Quel sera l'impact du protocole sur l'augmentation du réchauffement de la planète? Ici, tout le monde est d'accord: il sera dérisoire. Le résultat - à ce point insignifiant - ne serait même pas mesurable. La revue «Science» l'évalue, pour 2100, à 0,15° de moins par rapport à un monde sans protocole (ce qui revient en définitive à retarder le réchauffement de six ans). L'objectif est évidemment symbolique: créer un oecuménisme planétaire par rapport à la nécessaire prise en compte des problèmes environnementaux. C'est juste un premier pas. On estime qu'il faudra au moins 30 autres Kyoto au cours de ce siècle pour éviter le réchauffement. Ce qui ne manque pas de faire peur vu l'impact désastreux du premier protocole en terme de croissance.

Le réchauffement n'est pas, loin s'en faut, le problème le plus préoccupant auquel le monde doit aujourd'hui faire face. Kyoto est un choix et ce dernier a un prix. On estime qu'il s'élèvera - au minimum, probablement beaucoup plus - à près de 150 milliards de dollars par an. A titre indicatif, 70 à 80 milliards de dollars par an permettraient, selon l'Unicef, à tous les habitants du Tiers-monde d'avoir accès à des services fondamentaux tels que la santé, l'éducation, l'eau et l'assainissement. Pour des coûts aussi désastreux et des résultats aussi dérisoires, est-il si opportun de ralentir notre croissance? Quand on constate qu'aucun pays n'a, jusqu'à présent, respecté les quotas qu'il s'est imposé, est-il si sage de rejeter d'emblée des projets moins ambitieux mais plus efficients tels que ceux, notamment, proposés par les Etats-Unis, patrie du mal absolu?

Dans la perception du monde comme un ensemble fini aux ressources limitées, il paraît a priori raisonnable de décélérer pour ne pas hypothéquer l'avenir des générations futures. Dans une précédente chronique, nous avons écrit quoi penser de la prétendue limitation des ressources. Le vrai débat ne concerne pas la pénurie de ces dernières mais la nuisance que leur utilisation peut générer quant à l'environnement. La pollution suit une courbe en U renversé. Selon cette «courbe environnementale de Kusnetz», la pollution augmente avec l'industrialisation mais, au-delà d'un certain stade de développement, elle se stabilise et régresse en raison du progrès technique. Ainsi, depuis 1980, l'air de Londres est redevenu beaucoup plus pur qu'il ne l'était à la fin du XVIe siècle.

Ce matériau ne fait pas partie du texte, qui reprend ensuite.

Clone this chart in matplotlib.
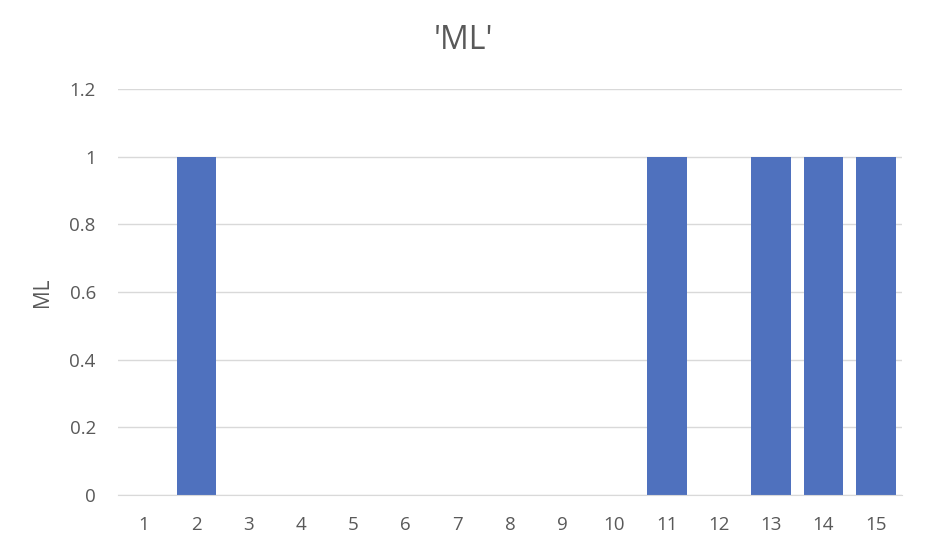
import numpy as np
import matplotlib.pyplot as plt

plt.rcParams['font.family'] = ['Open Sans', 'DejaVu Sans']

categories = [str(i) for i in range(1, 16)]
ml_values = [0, 1, 0, 0, 0, 0, 0, 0, 0, 0, 1, 0, 1, 1, 1]
y_ticks = [0, 0.2, 0.4, 0.6, 0.8, 1, 1.2]
y_labels = ['0', '0.2', '0.4', '0.6', '0.8', '1', '1.2']

text_color = '#595959'
grid_color = '#d9d9d9'

fig = plt.figure(figsize=(9.26, 5.48), dpi=100)
ax = fig.add_axes([0.1274, 0.0967, 0.8466, 0.7409])

x = np.arange(len(categories))
ax.bar(x, ml_values, width=0.76, color='#4F71BE', zorder=3)

ax.set_xlim(-0.5, len(categories) - 0.5)
ax.set_ylim(0, 1.2)
ax.set_xticks(x)
ax.set_xticklabels(categories)
ax.set_yticks(y_ticks)
ax.set_yticklabels(y_labels)

ax.grid(axis='y', color=grid_color, linewidth=1, zorder=0)
for side in ['top', 'right', 'left']:
    ax.spines[side].set_visible(False)
ax.spines['bottom'].set_color(grid_color)
ax.spines['bottom'].set_zorder(4)

ax.tick_params(axis='both', length=0, colors=text_color, labelsize=13.5)
ax.tick_params(axis='x', pad=15)
ax.tick_params(axis='y', pad=16)

ax.set_ylabel('ML', color=text_color, fontsize=15, labelpad=12)
fig.text(0.5, 0.927, "'ML'", ha='center', va='center', color=text_color, fontsize=23)

plt.savefig('out.png', dpi=100)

Le développement économique porte en lui ses propres remèdes. Heidegger affectionnait cette sentence d'Holderlin: «Là où croît le péril, croît aussi ce qui sauve».

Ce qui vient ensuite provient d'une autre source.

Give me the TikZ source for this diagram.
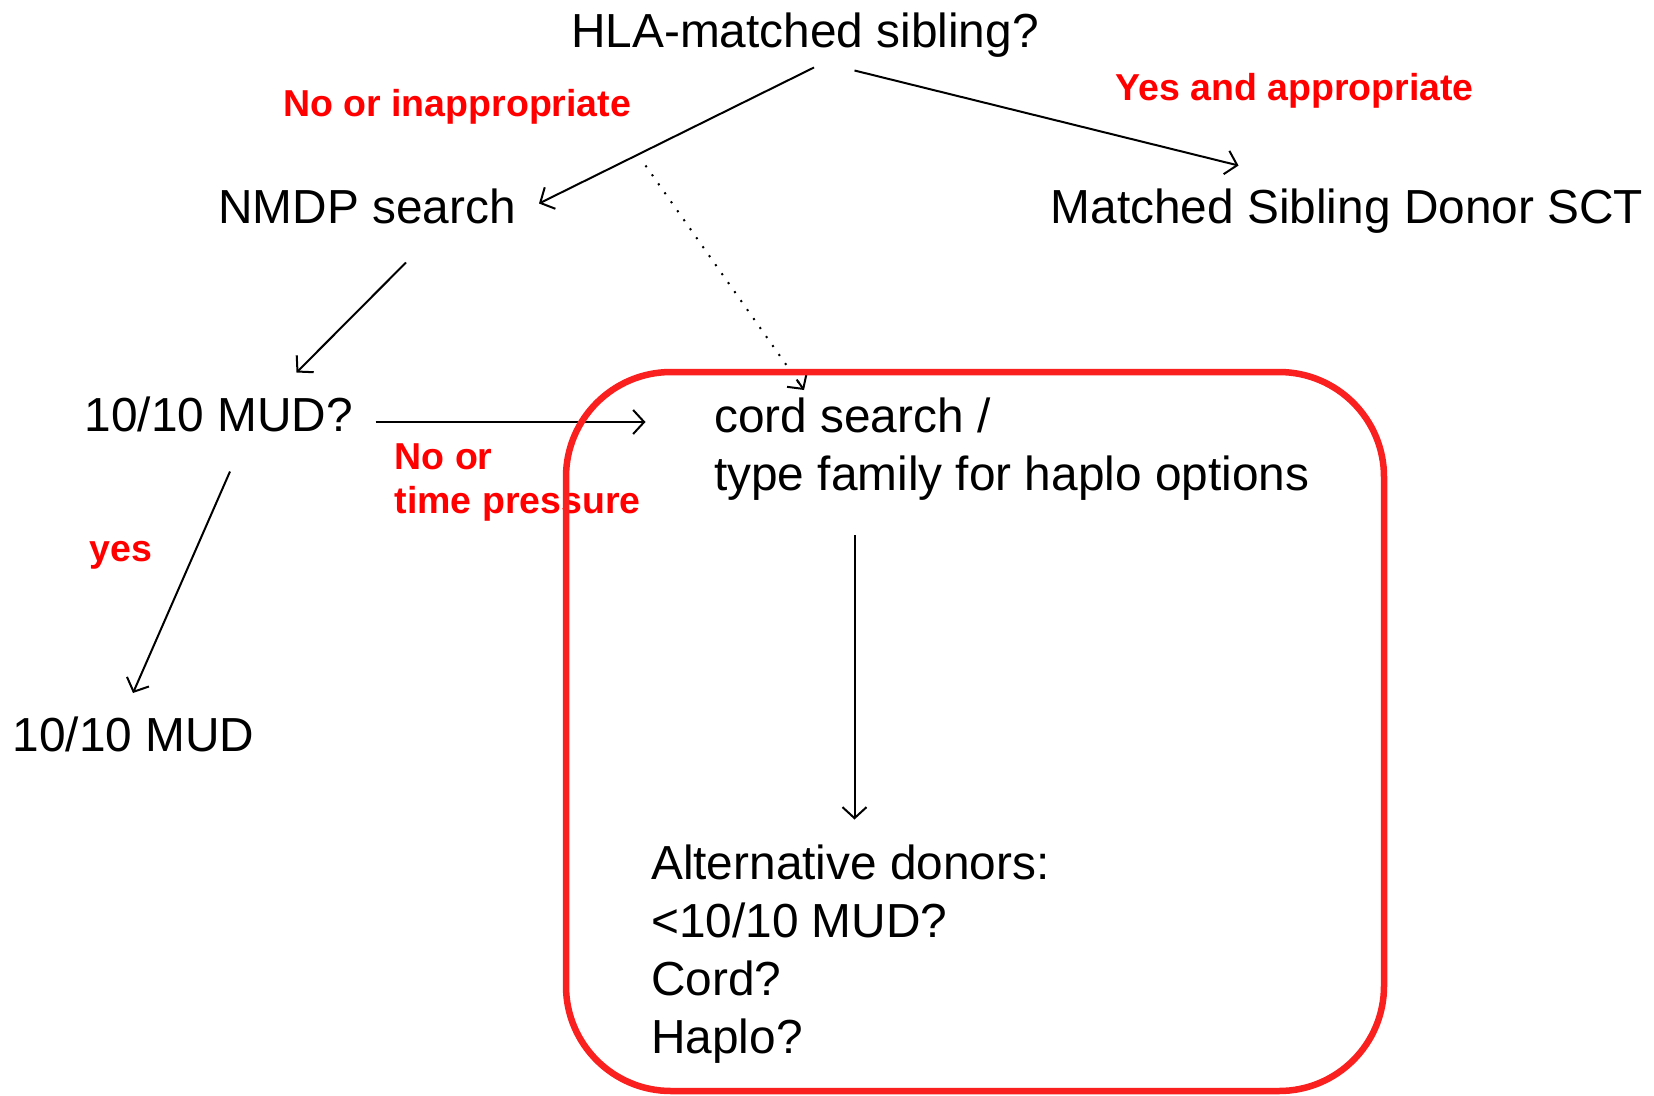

La tradition cosmologique a sa cohérence et sa dignité. Elle a légué à l'humanité une sagesse appartenant au patrimoine vivant de cette dernière. Mais, face aux défis actuels - parmi lesquels l'impérieuse nécessité de nourrir chaque jour six milliards d'estomacs, davantage demain, et l'impératif de doter les générations futures des moyens matériels et technologiques pour faire face à des problèmes toujours nouveaux, cette antique conception s'avère périmée, étriquée et dangereuse.

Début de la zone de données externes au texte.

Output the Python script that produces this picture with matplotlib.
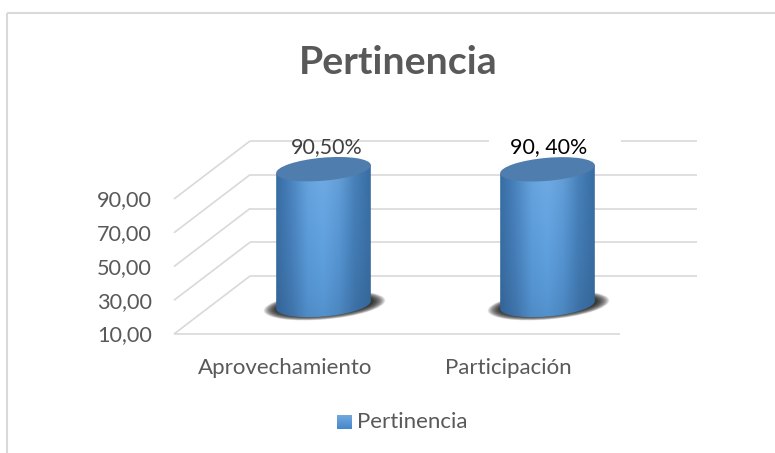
import numpy as np
import matplotlib
matplotlib.use("Agg")
import matplotlib.pyplot as plt
from matplotlib.patches import Ellipse, Polygon, Rectangle
from matplotlib.transforms import IdentityTransform
from matplotlib.colors import LinearSegmentedColormap

title = "Pertinencia"
categories = ["Aprovechamiento", "Participación"]
values = [90.5, 90.4]
value_labels = ["90,50%", "90, 40%"]
label_colors = ["#404040", "#000000"]
y_ticks = [10, 30, 50, 70, 90]
y_tick_labels = ["10,00", "30,00", "50,00", "70,00", "90,00"]
legend_label = "Pertinencia"

W, H = 775, 453
plt.rcParams["font.family"] = ["Lato", "DejaVu Sans"]
fig = plt.figure(figsize=(W / 100, H / 100), dpi=100)
ax = fig.add_axes([0, 0, 1, 1])
PX_UNIT = 1.6875
ax.set_xlim(-323.5 / 224, (W - 323.5) / 224)
ax.set_ylim(10 - (H - 334) / PX_UNIT, 10 + 334 / PX_UNIT)
ax.axis("off")
idt = IdentityTransform()

def P(x, y):
    """x, y from top-left pixels to display coordinates"""
    return (x, H - y)

GRID = "#d9d9d9"
def pline(x0, y0, x1, y1, z=1, lw=1.2, c=GRID):
    a, b = P(x0, y0), P(x1, y1)
    ax.plot([a[0], b[0]], [a[1], b[1]], transform=idt, color=c, lw=lw, zorder=z,
            clip_on=False, solid_capstyle="butt")

# outer frame: top and left edges only are visible
FL, FT, FR = 7.0, 13.0, 775.0
pline(FL, FT, FR, FT, lw=1.5)
pline(FL, FT, FL, H, lw=1.5)

# 3D grid derived from the value axis
FX0, BX0, FX1, BX1 = 174.0, 250.0, 620.0, 697.0
DY = 58.0
to_px = lambda v: H - ax.transData.transform((0, v))[1]
for v, lab in zip(y_ticks, y_tick_labels):
    yf = to_px(v)
    pline(FX0, yf, BX0, yf - DY)
    pline(BX0, yf - DY, BX1, yf - DY)
    ax.text(152, H - yf - 1.5, lab, transform=idt, ha="right", va="center",
            fontsize=15.6, color="#595959")
pline(FX0, to_px(10), FX1, to_px(10))

# cylinders
body = LinearSegmentedColormap.from_list("b", ["#376a9f", "#447cb6", "#5596d4", "#5a9cdb", "#5190cd", "#4078b0", "#386b9f"])
SEMI_W, SEMI_H, TILT = 47.5, 11.5, 5.0
DEPTH_Y = 29.0

for i, (v, txt, lc) in enumerate(zip(values, value_labels, label_colors)):
    cx = ax.transData.transform((i, 0))[0]
    ytop = to_px(v) - DEPTH_Y
    ybase = to_px(10) - DEPTH_Y
    # soft shadow
    for k in range(20):
        f = 1 - k / 20
        ax.add_patch(Ellipse(P(cx + 1, ybase + 0.5), 2 * (61 * f + 46 * (1 - f)), 2 * (14 * f + 9 * (1 - f)),
                             angle=TILT, transform=idt, fc="#111111", ec="none", alpha=0.09, zorder=3))
    # body outline in pixels
    th = np.radians(TILT)
    ts = np.linspace(np.pi, 2 * np.pi, 60)
    ex = SEMI_W * np.cos(ts)
    ey = SEMI_H * np.sin(ts)
    lower_x = cx + ex * np.cos(th) - ey * np.sin(th)
    lower_y = ybase - (ex * np.sin(th) + ey * np.cos(th))
    dxl = SEMI_W * np.cos(th)
    dyl = SEMI_W * np.sin(th)
    outline = [P(cx - dxl, ytop + dyl)] + [P(a, b) for a, b in zip(lower_x, lower_y)] + [P(cx + dxl, ytop - dyl)]
    clip = Polygon(outline, closed=True, transform=idt, fc="none", ec="none")
    ax.add_patch(clip)
    # horizontal shading with a vertical light falloff
    gx = np.linspace(0, 1, 120)
    rgb = body(gx)[:, :3]
    gy = np.linspace(0, 1, 80)
    light = 1.03 - 0.10 * gy ** 3
    img = rgb[None, :, :] * light[:, None, None]
    pale = 0.35 * ((1 - gy) ** 2)[:, None] * (np.sin(np.pi * gx) ** 2)[None, :]
    img = img * (1 - pale[:, :, None]) + pale[:, :, None] * np.array([0.62, 0.76, 0.90])
    x0, x1 = cx - dxl, cx + dxl
    y0, y1 = ytop - 12, ybase + 13
    a, b = ax.transData.inverted().transform(P(x0, y1)), ax.transData.inverted().transform(P(x1, y0))
    im = ax.imshow(np.clip(img, 0, 1), extent=[a[0], b[0], a[1], b[1]], origin="upper",
                   aspect="auto", zorder=4, interpolation="bilinear")
    im.set_clip_path(clip)
    # top cap
    ax.add_patch(Ellipse(P(cx, ytop), 2 * SEMI_W, 2 * SEMI_H, angle=TILT, transform=idt,
                         fc="#4f7dae", ec="none", zorder=5))
    # second value label sits on a white box that hides the grid line
    if i == 1:
        ax.add_patch(Rectangle(P(489, 155), 132, 28, transform=idt, fc="white", ec="none", zorder=2))
    ax.text(cx + 3 if i == 0 else cx + 1.5, H - 147.5, txt, transform=idt, ha="center", va="center",
            fontsize=15.4, color=lc, zorder=6)
    # category label
    ax.text(i - 0.17 - (0.007 if i else 0), -10, categories[i], ha="center", va="center",
            fontsize=16, color="#595959")

# title
ax.text(398.5, H - 63, title, transform=idt, ha="center", va="center", fontsize=28.3,
        fontweight="bold", color="#595959")

# legend
grad = np.linspace(0, 1, 30)[:, None, None] * (np.array([0.27, 0.53, 0.80]) - np.array([0.45, 0.66, 0.87])) + np.array([0.45, 0.66, 0.87])
a, b = ax.transData.inverted().transform(P(337, 429)), ax.transData.inverted().transform(P(352, 415))
ax.imshow(grad, extent=[a[0], b[0], a[1], b[1]], origin="upper", aspect="auto", zorder=4)
ax.set_xlim(-323.5 / 224, (W - 323.5) / 224)
ax.set_ylim(10 - (H - 334) / PX_UNIT, 10 + 334 / PX_UNIT)
ax.text(357, H - 422, legend_label, transform=idt, ha="left", va="center", fontsize=16, color="#595959")

fig.savefig("out.png", dpi=100)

Non, les frontières de la sphère ne sont pas le terminus ontologique de l'humain mais de simples barrières mentales. La terre n'est pas cette petite planète dont on a fait la tour, cette irrémédiable prison que nous devrions nous contenter d'administrer harmonieusement. C'est bien plutôt la matrice d'une infinité de possibles, la plate-forme de l'aventure et de la destinée humaine.